**STATED GOAL:** Leave out the pictures and repeat exactly the lines between the one containing "Clone this chart in matplotlib." and the one containing "from matplotlib.ticker import", inclusive.

**PROVIDED DATA:**
==========

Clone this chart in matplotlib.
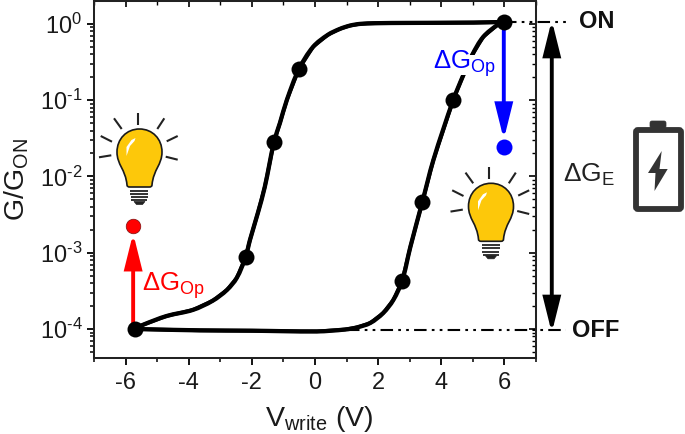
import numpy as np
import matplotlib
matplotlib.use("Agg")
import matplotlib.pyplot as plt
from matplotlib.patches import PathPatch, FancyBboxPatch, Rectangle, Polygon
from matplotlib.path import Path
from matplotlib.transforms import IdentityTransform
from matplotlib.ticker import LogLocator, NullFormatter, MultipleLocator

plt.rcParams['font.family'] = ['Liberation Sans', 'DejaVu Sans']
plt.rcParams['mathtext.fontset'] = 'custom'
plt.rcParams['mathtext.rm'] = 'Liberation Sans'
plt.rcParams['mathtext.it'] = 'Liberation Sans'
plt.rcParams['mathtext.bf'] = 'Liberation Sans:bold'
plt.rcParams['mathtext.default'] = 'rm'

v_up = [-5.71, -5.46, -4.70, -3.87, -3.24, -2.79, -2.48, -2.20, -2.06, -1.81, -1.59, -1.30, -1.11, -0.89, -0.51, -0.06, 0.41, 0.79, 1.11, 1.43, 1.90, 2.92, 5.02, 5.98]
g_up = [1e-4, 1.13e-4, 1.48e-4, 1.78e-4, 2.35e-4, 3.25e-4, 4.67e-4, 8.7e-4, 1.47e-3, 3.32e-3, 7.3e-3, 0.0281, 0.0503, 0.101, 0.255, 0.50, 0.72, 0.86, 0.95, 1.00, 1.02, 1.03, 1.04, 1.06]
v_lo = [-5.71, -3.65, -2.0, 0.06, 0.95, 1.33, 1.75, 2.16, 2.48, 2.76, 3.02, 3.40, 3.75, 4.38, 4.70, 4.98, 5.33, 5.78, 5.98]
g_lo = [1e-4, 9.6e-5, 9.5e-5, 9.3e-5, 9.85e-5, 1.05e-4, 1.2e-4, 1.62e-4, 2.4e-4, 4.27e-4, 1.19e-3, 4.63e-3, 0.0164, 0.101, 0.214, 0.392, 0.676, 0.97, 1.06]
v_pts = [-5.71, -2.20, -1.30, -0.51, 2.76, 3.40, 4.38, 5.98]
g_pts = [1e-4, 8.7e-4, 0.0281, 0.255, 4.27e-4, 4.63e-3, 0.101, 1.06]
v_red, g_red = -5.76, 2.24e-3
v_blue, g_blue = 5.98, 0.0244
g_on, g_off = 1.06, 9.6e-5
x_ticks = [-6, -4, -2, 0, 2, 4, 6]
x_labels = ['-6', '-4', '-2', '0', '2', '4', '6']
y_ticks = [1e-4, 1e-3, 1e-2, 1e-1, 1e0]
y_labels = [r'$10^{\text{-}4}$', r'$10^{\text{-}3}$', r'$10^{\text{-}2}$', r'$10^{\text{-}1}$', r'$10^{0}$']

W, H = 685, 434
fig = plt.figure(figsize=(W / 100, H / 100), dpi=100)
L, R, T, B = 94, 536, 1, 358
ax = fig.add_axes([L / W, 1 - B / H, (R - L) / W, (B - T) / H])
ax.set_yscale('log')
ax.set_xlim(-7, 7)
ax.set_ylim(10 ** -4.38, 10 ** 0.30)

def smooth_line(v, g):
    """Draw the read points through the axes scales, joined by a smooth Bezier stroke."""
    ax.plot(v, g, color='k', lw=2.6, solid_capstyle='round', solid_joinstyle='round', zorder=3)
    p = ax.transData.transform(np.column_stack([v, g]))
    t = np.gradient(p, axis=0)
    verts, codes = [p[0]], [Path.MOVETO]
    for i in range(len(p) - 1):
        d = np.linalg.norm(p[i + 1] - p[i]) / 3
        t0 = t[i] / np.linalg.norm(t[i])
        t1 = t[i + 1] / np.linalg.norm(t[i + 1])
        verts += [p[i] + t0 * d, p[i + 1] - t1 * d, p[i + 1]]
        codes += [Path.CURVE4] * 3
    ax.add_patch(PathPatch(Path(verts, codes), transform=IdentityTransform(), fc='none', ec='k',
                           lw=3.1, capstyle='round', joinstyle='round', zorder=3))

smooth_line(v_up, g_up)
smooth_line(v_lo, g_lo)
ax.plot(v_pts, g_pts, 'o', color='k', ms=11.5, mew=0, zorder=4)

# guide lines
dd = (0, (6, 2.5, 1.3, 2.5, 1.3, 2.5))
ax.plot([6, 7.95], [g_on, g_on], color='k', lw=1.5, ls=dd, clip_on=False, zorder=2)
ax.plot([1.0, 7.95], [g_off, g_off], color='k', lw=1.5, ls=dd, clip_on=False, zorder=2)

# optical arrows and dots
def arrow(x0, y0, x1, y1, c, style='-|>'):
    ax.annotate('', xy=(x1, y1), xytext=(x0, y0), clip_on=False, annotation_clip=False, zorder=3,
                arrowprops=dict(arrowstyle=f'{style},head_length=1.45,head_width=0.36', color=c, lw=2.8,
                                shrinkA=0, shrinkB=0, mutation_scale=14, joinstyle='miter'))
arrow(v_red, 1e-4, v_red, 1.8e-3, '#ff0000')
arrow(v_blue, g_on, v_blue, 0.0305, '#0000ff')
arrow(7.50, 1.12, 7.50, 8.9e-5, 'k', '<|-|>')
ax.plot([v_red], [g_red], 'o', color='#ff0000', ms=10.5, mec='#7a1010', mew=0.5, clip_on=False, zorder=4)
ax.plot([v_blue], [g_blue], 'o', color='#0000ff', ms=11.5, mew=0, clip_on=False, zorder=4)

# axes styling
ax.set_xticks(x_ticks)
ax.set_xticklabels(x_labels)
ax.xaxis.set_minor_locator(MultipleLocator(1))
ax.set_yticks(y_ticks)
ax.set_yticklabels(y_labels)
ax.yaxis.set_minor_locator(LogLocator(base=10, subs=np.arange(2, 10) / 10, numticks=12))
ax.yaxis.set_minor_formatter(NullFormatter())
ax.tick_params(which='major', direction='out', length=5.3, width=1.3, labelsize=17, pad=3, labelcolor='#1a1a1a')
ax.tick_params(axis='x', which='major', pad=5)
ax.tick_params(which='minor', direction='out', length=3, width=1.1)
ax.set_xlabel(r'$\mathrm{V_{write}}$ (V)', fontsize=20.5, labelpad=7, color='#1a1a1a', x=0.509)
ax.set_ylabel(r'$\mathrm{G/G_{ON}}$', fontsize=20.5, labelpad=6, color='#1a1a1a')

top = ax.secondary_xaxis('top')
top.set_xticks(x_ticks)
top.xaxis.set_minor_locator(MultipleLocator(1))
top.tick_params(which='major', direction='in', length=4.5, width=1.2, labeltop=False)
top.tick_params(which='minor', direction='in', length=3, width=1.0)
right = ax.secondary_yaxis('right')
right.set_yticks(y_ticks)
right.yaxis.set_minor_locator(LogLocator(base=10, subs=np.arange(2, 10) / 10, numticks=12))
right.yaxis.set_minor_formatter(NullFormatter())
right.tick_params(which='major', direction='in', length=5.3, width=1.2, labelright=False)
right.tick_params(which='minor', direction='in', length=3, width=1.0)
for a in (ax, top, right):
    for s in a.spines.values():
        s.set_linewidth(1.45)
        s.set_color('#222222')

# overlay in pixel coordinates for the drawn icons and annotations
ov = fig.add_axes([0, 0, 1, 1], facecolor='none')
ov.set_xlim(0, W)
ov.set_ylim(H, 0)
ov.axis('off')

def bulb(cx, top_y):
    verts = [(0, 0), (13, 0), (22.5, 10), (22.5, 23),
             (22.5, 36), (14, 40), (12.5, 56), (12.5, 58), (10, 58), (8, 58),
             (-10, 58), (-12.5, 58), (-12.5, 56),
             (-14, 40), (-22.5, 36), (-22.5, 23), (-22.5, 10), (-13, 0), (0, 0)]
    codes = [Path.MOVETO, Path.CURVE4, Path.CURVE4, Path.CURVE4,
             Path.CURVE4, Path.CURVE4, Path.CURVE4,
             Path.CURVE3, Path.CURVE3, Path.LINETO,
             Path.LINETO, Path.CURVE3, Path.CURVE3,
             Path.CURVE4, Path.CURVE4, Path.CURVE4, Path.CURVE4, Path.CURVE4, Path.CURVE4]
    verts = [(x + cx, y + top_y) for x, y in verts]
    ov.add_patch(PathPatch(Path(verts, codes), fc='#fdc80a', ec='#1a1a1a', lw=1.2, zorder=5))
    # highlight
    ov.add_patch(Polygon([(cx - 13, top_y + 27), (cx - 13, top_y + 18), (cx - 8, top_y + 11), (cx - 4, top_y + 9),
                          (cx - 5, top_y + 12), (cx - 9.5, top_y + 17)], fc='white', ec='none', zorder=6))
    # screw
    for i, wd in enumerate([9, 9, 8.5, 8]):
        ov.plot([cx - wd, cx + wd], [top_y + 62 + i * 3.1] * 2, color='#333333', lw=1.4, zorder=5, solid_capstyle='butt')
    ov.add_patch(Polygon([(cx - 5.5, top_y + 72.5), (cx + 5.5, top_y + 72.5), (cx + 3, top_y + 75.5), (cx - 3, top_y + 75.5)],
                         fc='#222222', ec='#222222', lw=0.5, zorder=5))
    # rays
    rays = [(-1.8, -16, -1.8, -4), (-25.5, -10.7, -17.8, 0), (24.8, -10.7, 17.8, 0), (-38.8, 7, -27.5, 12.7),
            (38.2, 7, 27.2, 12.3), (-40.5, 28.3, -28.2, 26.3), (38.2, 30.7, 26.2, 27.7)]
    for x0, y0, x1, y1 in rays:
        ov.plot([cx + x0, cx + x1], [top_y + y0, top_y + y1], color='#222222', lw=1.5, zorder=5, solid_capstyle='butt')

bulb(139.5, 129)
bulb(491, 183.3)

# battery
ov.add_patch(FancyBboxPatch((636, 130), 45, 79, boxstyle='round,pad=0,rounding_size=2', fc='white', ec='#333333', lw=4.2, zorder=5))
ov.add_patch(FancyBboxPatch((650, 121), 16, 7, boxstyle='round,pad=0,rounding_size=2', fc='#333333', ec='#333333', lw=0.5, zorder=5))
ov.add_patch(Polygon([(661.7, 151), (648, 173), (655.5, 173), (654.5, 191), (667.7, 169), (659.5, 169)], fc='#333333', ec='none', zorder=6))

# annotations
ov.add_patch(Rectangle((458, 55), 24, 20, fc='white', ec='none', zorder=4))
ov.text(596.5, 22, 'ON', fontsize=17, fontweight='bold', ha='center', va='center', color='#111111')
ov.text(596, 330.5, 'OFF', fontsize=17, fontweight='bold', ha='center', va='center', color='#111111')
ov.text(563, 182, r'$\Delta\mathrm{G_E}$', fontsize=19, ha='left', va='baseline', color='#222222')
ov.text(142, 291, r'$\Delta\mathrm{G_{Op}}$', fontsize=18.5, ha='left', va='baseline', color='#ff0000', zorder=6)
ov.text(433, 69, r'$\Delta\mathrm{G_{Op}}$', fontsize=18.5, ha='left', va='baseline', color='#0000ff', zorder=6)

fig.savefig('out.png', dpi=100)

==========

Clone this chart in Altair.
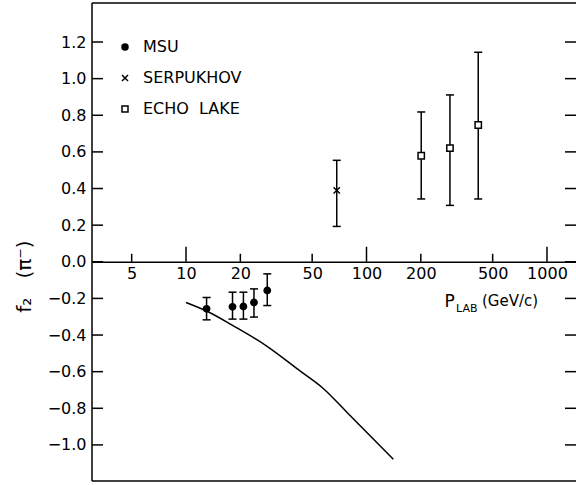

==========

**RESULT OF THIS TASK:**
Clone this chart in matplotlib.
import numpy as np
import matplotlib
matplotlib.use("Agg")
import matplotlib.pyplot as plt
from matplotlib.patches import PathPatch, FancyBboxPatch, Rectangle, Polygon
from matplotlib.path import Path
from matplotlib.transforms import IdentityTransform
from matplotlib.ticker import LogLocator, NullFormatter, MultipleLocator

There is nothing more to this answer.